- [DIRECTIONS FOR THIS TASK]: Copy every line, exactly and only, from the line containing "What Plotly code" to the line containing "x_ticks = [0, 1, 2, 3, 4, 5]", both lines included.

Stored items
--*--

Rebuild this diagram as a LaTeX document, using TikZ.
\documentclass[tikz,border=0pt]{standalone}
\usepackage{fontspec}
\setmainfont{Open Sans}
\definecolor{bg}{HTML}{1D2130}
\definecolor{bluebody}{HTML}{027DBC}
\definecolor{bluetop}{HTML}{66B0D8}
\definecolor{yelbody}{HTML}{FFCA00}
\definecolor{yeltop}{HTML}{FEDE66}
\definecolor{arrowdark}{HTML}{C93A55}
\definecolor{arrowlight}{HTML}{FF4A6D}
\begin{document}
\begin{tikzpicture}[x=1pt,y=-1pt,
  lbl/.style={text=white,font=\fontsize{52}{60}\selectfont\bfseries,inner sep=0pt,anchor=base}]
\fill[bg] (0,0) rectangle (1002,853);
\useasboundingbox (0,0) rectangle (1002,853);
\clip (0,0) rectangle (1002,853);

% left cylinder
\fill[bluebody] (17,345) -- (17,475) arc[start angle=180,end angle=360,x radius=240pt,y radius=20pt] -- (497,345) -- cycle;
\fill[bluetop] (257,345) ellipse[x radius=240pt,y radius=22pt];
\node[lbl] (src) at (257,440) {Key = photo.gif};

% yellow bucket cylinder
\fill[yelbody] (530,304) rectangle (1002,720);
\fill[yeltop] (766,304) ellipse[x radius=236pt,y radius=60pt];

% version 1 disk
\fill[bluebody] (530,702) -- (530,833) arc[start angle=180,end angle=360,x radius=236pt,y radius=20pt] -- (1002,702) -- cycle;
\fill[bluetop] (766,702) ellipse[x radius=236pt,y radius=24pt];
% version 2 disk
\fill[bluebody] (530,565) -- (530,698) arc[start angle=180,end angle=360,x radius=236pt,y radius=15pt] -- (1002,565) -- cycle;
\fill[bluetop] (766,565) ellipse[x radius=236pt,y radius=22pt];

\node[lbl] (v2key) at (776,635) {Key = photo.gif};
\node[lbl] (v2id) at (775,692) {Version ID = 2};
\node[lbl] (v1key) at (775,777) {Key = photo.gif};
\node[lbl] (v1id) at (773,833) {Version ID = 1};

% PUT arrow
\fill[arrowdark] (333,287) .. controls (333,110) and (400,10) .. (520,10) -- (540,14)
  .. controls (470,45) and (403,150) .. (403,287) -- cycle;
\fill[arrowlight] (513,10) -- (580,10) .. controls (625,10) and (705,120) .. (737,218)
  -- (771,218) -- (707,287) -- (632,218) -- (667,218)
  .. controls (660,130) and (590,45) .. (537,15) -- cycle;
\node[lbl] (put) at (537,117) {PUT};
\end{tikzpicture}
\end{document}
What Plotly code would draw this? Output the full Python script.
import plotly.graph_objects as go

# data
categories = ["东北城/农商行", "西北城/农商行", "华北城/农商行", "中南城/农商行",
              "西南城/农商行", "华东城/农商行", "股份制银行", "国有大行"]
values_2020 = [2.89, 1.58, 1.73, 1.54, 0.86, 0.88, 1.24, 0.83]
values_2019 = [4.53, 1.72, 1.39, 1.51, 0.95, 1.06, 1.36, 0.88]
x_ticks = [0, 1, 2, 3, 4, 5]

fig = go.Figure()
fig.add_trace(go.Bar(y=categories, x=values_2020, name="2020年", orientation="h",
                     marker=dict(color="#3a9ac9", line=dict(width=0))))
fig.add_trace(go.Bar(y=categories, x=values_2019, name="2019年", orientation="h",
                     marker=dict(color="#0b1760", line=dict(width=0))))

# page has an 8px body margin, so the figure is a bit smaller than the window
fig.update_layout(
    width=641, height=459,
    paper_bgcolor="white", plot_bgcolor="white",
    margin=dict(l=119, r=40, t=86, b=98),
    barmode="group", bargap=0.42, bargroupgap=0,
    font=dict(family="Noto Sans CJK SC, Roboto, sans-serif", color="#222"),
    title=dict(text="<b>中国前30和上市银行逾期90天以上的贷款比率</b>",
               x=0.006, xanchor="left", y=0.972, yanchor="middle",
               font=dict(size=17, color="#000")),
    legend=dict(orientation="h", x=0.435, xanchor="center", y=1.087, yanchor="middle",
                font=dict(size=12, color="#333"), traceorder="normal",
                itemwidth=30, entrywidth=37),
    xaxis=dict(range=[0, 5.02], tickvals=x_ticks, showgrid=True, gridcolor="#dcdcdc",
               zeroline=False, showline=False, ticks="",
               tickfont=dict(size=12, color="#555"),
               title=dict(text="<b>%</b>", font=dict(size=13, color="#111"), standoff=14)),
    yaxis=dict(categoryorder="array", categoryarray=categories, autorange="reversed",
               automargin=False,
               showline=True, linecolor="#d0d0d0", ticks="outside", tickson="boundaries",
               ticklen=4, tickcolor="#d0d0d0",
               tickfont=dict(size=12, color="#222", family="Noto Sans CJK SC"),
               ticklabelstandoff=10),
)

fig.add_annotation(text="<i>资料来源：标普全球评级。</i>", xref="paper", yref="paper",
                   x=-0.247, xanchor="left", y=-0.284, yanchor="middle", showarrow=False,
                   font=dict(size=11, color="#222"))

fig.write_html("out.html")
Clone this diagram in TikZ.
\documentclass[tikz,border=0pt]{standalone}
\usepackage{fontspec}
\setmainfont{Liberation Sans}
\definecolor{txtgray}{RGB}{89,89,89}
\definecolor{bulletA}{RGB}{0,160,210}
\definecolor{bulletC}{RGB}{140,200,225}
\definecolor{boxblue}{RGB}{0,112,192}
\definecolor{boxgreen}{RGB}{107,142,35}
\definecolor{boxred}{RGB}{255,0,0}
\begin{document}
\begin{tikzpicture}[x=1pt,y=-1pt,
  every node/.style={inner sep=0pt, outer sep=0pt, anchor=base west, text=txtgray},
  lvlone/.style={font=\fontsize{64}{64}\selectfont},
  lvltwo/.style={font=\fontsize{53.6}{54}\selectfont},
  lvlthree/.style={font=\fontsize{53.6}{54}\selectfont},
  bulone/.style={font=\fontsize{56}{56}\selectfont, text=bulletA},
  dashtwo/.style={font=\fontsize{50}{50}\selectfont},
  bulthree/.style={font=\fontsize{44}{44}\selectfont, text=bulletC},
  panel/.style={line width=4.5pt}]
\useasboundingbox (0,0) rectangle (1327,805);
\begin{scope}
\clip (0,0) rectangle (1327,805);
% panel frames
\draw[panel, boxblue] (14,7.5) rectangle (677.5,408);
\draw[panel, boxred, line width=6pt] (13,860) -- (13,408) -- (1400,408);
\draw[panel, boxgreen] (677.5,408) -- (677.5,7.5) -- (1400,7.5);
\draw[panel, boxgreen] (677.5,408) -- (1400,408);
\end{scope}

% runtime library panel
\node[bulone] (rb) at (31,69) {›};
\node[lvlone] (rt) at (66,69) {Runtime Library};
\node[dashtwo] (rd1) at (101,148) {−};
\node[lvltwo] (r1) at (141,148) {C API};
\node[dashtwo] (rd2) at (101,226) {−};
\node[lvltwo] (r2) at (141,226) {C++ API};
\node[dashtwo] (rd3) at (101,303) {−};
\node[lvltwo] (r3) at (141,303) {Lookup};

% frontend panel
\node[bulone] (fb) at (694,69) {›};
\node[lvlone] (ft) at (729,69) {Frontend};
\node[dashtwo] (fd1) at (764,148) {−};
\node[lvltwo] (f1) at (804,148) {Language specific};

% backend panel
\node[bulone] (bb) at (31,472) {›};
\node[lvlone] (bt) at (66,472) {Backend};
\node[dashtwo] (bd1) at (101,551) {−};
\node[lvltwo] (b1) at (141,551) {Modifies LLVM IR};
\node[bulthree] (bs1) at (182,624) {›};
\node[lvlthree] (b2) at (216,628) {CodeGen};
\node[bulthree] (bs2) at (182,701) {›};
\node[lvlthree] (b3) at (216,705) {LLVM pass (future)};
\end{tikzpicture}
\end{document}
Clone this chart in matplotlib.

--*--

- [TASK SOLUTION]:
What Plotly code would draw this? Output the full Python script.
import plotly.graph_objects as go

# data
categories = ["东北城/农商行", "西北城/农商行", "华北城/农商行", "中南城/农商行",
              "西南城/农商行", "华东城/农商行", "股份制银行", "国有大行"]
values_2020 = [2.89, 1.58, 1.73, 1.54, 0.86, 0.88, 1.24, 0.83]
values_2019 = [4.53, 1.72, 1.39, 1.51, 0.95, 1.06, 1.36, 0.88]
x_ticks = [0, 1, 2, 3, 4, 5]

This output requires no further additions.